Work instructions:
Wherever the string "this" appears, copy the whole line.

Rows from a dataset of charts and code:
-- -- --

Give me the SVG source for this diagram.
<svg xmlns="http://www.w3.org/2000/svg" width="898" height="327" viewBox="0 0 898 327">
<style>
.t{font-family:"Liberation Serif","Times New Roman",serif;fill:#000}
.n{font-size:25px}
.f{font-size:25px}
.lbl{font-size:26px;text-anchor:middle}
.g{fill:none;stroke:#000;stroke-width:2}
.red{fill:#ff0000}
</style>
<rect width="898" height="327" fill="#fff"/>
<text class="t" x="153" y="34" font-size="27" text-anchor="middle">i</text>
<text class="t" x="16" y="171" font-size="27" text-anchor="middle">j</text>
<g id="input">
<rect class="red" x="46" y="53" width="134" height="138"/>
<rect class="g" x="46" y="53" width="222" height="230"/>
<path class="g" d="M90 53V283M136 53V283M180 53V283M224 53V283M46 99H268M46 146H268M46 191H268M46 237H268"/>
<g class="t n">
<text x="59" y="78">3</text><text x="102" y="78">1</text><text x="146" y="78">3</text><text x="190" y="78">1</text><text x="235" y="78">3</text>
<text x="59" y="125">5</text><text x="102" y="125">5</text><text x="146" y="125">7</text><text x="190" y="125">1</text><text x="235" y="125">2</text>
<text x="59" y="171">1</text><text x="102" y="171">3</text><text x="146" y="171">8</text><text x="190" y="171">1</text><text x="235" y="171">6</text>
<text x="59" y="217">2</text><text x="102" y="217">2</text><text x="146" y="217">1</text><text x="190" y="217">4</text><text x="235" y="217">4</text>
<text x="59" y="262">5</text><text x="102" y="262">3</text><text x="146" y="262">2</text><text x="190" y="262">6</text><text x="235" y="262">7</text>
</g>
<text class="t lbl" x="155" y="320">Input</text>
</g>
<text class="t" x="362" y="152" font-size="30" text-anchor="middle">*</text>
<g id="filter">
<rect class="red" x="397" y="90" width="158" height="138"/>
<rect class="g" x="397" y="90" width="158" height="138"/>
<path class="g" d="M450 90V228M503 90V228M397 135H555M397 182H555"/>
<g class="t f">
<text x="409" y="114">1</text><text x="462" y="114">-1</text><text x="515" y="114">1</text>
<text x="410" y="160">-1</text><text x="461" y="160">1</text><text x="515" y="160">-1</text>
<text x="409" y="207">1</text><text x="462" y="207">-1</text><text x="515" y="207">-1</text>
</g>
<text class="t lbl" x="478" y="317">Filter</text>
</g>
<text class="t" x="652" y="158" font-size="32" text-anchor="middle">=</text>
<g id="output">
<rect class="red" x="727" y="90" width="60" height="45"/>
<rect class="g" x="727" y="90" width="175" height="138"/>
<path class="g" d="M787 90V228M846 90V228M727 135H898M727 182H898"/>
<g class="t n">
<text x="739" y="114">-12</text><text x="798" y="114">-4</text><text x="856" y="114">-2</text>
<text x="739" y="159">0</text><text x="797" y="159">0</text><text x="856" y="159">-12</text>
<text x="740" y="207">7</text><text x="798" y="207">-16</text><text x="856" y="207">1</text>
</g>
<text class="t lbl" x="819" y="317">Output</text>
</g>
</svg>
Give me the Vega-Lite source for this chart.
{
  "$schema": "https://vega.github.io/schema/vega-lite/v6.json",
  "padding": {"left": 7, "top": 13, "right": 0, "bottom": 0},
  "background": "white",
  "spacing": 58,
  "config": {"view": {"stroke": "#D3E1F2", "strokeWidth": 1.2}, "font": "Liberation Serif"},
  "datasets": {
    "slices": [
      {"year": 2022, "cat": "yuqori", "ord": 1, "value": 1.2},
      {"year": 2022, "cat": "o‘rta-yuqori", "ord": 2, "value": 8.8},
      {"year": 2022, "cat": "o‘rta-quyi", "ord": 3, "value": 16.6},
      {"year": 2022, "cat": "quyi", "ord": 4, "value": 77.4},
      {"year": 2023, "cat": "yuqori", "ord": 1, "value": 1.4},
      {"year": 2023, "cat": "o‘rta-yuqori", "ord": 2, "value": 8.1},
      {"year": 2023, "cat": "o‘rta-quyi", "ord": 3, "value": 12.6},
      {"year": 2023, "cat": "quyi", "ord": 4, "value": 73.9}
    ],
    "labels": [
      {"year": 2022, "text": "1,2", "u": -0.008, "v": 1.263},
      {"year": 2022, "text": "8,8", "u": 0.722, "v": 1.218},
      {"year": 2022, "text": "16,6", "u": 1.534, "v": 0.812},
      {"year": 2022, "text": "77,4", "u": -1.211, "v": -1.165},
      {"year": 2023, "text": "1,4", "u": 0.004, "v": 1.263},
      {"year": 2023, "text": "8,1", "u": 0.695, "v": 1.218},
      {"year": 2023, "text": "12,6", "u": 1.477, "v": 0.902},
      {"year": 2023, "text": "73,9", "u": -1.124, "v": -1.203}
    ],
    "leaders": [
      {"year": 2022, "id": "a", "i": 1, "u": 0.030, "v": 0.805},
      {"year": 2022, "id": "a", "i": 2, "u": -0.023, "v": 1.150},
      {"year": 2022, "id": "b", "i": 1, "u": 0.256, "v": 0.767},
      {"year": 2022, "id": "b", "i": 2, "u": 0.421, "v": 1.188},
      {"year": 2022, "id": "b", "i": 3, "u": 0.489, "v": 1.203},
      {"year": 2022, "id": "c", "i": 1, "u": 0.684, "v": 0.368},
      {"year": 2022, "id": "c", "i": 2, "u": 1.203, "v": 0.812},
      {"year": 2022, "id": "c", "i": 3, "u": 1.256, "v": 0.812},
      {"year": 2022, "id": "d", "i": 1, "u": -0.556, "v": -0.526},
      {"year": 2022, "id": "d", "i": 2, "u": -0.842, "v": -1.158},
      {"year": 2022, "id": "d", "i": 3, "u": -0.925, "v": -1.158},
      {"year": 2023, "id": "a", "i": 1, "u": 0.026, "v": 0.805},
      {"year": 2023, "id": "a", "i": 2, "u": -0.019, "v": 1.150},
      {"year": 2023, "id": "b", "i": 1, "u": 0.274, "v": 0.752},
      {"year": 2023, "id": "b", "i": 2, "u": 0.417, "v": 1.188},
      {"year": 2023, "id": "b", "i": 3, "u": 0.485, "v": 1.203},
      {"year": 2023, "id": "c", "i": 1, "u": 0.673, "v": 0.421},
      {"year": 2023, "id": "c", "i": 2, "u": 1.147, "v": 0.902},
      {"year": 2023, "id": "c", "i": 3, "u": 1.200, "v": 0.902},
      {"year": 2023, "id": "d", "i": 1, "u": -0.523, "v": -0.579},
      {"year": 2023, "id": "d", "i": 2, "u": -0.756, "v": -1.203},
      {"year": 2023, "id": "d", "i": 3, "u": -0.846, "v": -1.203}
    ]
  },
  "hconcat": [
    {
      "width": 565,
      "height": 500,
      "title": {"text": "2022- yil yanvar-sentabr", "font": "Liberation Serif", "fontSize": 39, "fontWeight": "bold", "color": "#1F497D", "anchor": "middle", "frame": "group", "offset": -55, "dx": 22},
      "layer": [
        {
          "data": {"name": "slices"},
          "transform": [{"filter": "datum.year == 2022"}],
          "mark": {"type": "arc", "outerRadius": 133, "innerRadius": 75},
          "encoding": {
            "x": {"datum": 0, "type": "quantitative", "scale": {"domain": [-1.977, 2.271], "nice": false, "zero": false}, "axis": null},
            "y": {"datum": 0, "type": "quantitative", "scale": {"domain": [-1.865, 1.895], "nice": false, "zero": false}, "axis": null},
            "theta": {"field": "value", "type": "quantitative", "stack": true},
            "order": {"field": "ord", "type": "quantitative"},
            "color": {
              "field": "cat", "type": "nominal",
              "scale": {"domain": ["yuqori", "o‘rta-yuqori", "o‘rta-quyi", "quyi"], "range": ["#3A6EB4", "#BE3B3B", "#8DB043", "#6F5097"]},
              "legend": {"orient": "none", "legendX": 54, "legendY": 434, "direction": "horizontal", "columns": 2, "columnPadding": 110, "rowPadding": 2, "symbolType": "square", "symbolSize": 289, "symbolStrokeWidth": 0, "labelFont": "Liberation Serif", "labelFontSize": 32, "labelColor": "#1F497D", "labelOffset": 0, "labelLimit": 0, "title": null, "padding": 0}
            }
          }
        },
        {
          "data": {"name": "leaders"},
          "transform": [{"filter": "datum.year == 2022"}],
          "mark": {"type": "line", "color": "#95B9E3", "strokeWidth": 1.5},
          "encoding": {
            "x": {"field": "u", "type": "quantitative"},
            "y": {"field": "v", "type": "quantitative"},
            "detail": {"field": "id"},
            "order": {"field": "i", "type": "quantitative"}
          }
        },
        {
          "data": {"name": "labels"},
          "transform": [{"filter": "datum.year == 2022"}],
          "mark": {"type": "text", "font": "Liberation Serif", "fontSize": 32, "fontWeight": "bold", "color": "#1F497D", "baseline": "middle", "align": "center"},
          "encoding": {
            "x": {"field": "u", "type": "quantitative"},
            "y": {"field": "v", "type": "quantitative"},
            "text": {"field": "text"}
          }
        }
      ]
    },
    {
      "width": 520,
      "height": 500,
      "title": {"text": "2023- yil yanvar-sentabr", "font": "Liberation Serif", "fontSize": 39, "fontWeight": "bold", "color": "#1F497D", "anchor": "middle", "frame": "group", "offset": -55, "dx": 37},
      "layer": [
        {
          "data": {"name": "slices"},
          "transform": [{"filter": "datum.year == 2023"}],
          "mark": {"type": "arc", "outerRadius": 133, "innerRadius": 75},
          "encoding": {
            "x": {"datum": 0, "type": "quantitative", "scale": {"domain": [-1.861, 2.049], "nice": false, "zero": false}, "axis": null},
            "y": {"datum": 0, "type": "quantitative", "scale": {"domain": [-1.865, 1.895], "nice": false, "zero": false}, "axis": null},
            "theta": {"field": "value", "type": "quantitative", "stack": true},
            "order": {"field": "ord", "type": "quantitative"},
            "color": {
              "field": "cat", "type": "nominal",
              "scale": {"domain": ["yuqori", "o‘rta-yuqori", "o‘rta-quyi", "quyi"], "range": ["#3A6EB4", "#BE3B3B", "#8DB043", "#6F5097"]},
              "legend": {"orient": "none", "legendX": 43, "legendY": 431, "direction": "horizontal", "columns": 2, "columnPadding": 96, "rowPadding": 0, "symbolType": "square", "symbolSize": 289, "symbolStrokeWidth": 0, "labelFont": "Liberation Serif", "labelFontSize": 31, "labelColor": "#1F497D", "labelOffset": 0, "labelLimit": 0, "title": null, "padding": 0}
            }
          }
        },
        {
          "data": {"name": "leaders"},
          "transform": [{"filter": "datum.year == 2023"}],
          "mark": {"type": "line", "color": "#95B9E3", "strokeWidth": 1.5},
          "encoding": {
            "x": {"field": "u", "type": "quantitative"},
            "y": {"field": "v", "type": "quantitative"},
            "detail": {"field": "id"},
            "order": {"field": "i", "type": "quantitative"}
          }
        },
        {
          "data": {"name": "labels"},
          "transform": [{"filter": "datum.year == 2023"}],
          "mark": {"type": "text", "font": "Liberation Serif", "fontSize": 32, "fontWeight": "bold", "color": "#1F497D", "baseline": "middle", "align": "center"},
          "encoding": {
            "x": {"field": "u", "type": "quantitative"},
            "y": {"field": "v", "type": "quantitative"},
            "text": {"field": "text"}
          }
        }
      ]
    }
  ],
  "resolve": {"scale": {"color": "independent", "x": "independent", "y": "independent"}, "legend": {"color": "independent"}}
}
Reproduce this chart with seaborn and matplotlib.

-- -- --

Task output:
Give me the SVG source for this diagram.
Give me the Vega-Lite source for this chart.
Reproduce this chart with seaborn and matplotlib.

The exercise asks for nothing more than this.